When she returns to New York she meets Ames again, the cousin of Mrs. Vance. He has set up a small shop in New York where he works as an inventor. After seeing her play, he tells Carrie that she should not waste her talent in comedy but should focus on comedy-drama instead. He continues urging her to consider serious drama, finally getting her to contemplate shifting her career.

Analysis

The arrival of Drouet is the only scene in the novel where the past is truly confronted in the present. It is a moment of shock for Carrie; she did not in any way expect to see or hear from Drouet again. In keeping with Dreiser's tone throughout the book, namely that the past is forgotten, Carrie shuns Drouet. Her meeting with him is brief, as long as necessary, and afterwards she refuses to ever see him again. The same thing happens with Hurstwood when she meets him. It is a painful meeting that ends quickly with the desire to never repeat the meeting. This is in fact a familiar theme throughout the book. Notice that whenever Hurstwood encounters his old friends, it is always a stilted conversation with the desire to get away as soon as possible.

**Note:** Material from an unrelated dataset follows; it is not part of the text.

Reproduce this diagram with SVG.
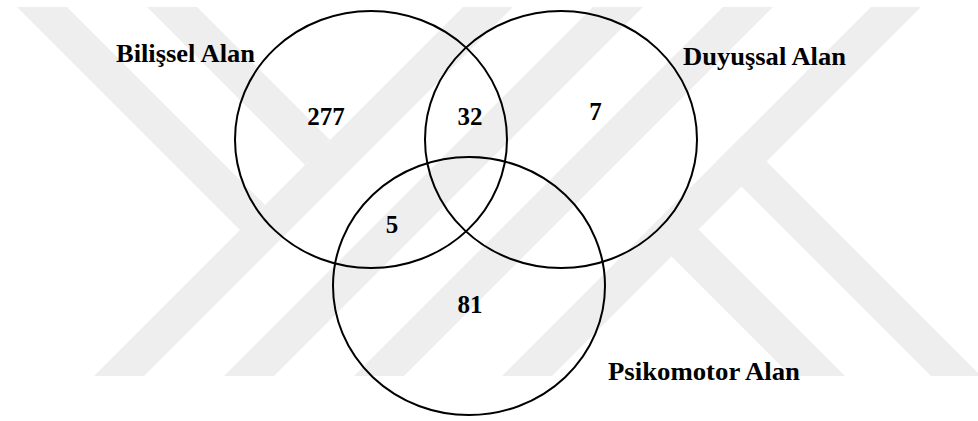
<svg xmlns="http://www.w3.org/2000/svg" width="978" height="421" viewBox="0 0 978 421">
<style>
.wm{fill:#eeeeee;stroke:none}
.set{fill:none;stroke:#000;stroke-width:2}
.lbl{font-family:"Liberation Serif","Times New Roman",serif;font-weight:bold;font-size:25px;fill:#000}
.num{font-family:"Liberation Serif","Times New Roman",serif;font-weight:bold;font-size:25px;fill:#000;text-anchor:middle}
</style>
<rect width="978" height="421" fill="#fff"/>
<g id="watermark">
<polygon class="wm" points="463,7 513,7 144,376 94,376"/>
<polygon class="wm" points="593,7 643,7 274,376 224,376"/>
<polygon class="wm" points="723,7 773,7 404,376 354,376"/>
<polygon class="wm" points="871,7 921,7 552,376 502,376"/>
<polygon class="wm" points="17,7 67,7 265,205 240,230"/>
<polygon class="wm" points="147,7 197,7 330,140 305,165"/>
<polygon class="wm" points="646.5,231.5 673.5,204.5 845,376 791,376"/>
<polygon class="wm" points="716.5,161.5 741.5,136.5 981,376 931,376"/>
</g>
<g id="bilissel">
<ellipse class="set" cx="371" cy="139.5" rx="136" ry="128.5"/>
<text class="lbl" x="116" y="62" textLength="139" lengthAdjust="spacingAndGlyphs">Bilişsel Alan</text>
</g>
<g id="duyussal">
<ellipse class="set" cx="561" cy="139.5" rx="136" ry="128.5"/>
<text class="lbl" x="683" y="64.5" textLength="163" lengthAdjust="spacingAndGlyphs">Duyuşsal Alan</text>
</g>
<g id="psikomotor">
<ellipse class="set" cx="469" cy="286" rx="136" ry="129"/>
<text class="lbl" x="608" y="380" textLength="192" lengthAdjust="spacingAndGlyphs">Psikomotor Alan</text>
</g>
<g id="counts">
<text class="num" x="326" y="125">277</text>
<text class="num" x="470" y="125">32</text>
<text class="num" x="595.5" y="119.5">7</text>
<text class="num" x="392" y="233">5</text>
<text class="num" x="470" y="313">81</text>
</g>
</svg>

Ames is the one character who sums up Carrie's success, telling her why her acting is important: "It's a thing the world likes to see, because it's a natural expression of its longing" (385). He is talking about her face, a face he believes would be better used in serious drama rather than comedy. Ames is the Edison of the story, a young inventor who knows what the world is about and looks into the future. He alone understands that life is not only the upward movement of youth, but also the downward decline of old age. He tells Carrie, "The look will leave your eyes. Your mouth will change. Your power to act will disappear" (386). In telling her that her power to act will disappear, we are forced to reflect on Hurstwood, left alone to "act for himself" by Carrie. The point is that Hurstwood was no longer able to act for himself, a dilemma that Carrie does not realize at the time. Ames alone is able to understand both sides of the upward and downward social mobility.

Chapter 47

Hurstwood drifts around the city for much of the winter, finding shelter and food from various charities. He considers committing suicide several times, but stops short each time. Eventually he returns to Broadway and sees Carrie's name in bright lights. He tries to enter the stage door of her theater but is rudely pushed out into the snow by the attendant.

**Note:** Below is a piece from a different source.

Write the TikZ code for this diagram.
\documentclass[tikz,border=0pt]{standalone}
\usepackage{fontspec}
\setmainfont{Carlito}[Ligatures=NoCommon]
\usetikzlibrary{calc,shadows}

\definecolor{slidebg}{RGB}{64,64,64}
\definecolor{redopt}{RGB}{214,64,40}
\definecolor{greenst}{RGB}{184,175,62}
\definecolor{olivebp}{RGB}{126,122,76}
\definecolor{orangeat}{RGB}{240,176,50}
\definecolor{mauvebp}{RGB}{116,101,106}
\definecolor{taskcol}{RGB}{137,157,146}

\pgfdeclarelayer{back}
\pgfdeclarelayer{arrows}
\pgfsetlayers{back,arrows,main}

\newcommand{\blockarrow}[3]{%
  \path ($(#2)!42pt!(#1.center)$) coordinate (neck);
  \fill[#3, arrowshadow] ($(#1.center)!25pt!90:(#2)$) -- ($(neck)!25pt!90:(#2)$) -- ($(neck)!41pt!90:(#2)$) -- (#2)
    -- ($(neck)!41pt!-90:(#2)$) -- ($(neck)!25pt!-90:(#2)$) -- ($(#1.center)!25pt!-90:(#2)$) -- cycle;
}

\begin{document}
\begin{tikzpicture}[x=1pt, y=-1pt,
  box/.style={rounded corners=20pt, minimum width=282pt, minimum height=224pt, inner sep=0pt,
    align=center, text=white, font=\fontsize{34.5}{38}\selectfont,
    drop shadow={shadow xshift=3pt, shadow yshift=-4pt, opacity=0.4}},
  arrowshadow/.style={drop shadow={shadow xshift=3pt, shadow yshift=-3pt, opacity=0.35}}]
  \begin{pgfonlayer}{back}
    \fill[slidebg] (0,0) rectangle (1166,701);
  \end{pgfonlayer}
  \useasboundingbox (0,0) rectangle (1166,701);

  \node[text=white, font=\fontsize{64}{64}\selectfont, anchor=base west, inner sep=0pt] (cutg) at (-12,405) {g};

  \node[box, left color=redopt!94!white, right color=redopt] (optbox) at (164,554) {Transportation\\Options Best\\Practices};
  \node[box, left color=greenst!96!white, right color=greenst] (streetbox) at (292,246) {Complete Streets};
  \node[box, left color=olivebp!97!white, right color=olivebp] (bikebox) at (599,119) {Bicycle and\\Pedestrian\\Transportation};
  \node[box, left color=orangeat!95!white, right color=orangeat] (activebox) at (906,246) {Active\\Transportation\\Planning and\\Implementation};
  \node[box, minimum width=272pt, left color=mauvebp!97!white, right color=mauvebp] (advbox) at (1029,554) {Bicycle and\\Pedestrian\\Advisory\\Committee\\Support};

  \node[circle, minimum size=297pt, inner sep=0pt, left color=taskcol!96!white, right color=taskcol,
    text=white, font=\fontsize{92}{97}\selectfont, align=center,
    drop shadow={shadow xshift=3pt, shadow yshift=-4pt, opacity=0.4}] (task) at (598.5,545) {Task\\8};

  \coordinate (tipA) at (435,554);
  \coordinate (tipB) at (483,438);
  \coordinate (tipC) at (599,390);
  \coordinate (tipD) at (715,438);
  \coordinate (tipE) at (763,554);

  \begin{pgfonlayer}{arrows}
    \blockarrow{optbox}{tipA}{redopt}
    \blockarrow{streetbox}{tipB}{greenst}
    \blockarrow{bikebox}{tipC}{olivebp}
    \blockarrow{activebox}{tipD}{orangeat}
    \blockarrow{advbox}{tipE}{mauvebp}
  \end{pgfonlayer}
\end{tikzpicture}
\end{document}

Carrie is sitting in the Waldorf with her friend Lola and reading one of the books that Ames suggested to her. She looks outside at the snow and feels sorry for the people who have no places to go. Drouet, meanwhile, is looking to go out with some women and invites a friend of his to accompany him. The novel rapidly shifts to Hurstwood's daughter Jessica and his wife. They are on a train with Jessica's husband, a wealthy young man who is taking them to Rome.

At the same moment Hurstwood is waiting outside a cheap hotel hoping to get a room. He finally gets in and pays fifteen cents for a bedroom. He takes off his jacket and vest and uses them to shut up any cracks in the room. He then turns on the gas and allows the fumes to accumulate, thereby committing suicide.

The novel returns to Carrie at the end and shows that she is not satisfied with her life. Instead, she continues to sit in her rocking-chair and stare out the window dreaming of better things.

Analysis

Note the brilliant contrast at the end of Hurstwood's wife on an ocean liner bound for Rome versus "A slow, black boat setting out from the pier at Twenty-seventh Street upon its weekly errand bore, with many others, his nameless body to the Potter's Field" (399). The black boat with its nameless passengers as opposed to the liner with its famous celebrities, the people that the newspapers mention. Again Dreiser is showing the parallels of the two sides of society.

Her desire, or longing, is the hope for fulfillment. Dreiser has two opinions about this: too much longing leads to disaster, but desire for something else is also hope, innocence, and a form of redemption. Thus Hurstwood, who is successful, wants Carrie and is ruined, an example of the first kind of desire. Carrie on the other hand is also successful, but left looking for something more that she will never find, and example of hope.

One of the key aspects of the novel is to realize that Carrie will never be satisfied with her fate. She is always looking for the next thing that is presented to her and is unable to come to terms with what she has. "Amid the tinsel and shine of her state walked Carrie, unhappy" (399). This leads her to sit in her rocking chair, dreaming about what she could have next. Dreiser, in a dramatic shift in the last paragraph, switches from the third-person to the second-person. This results in the author speaking directly to us, the readers. He says, "In your rocking-chair, by your window dreaming, shall you long, alone. In your rocking-chair, by your window, shall you dream such happiness as you may never feel" (400). This is telling us that we are all like Carrie, desperate for the next best thing, eager to forget the past, and longing for the future that is on the other side of the windowpane.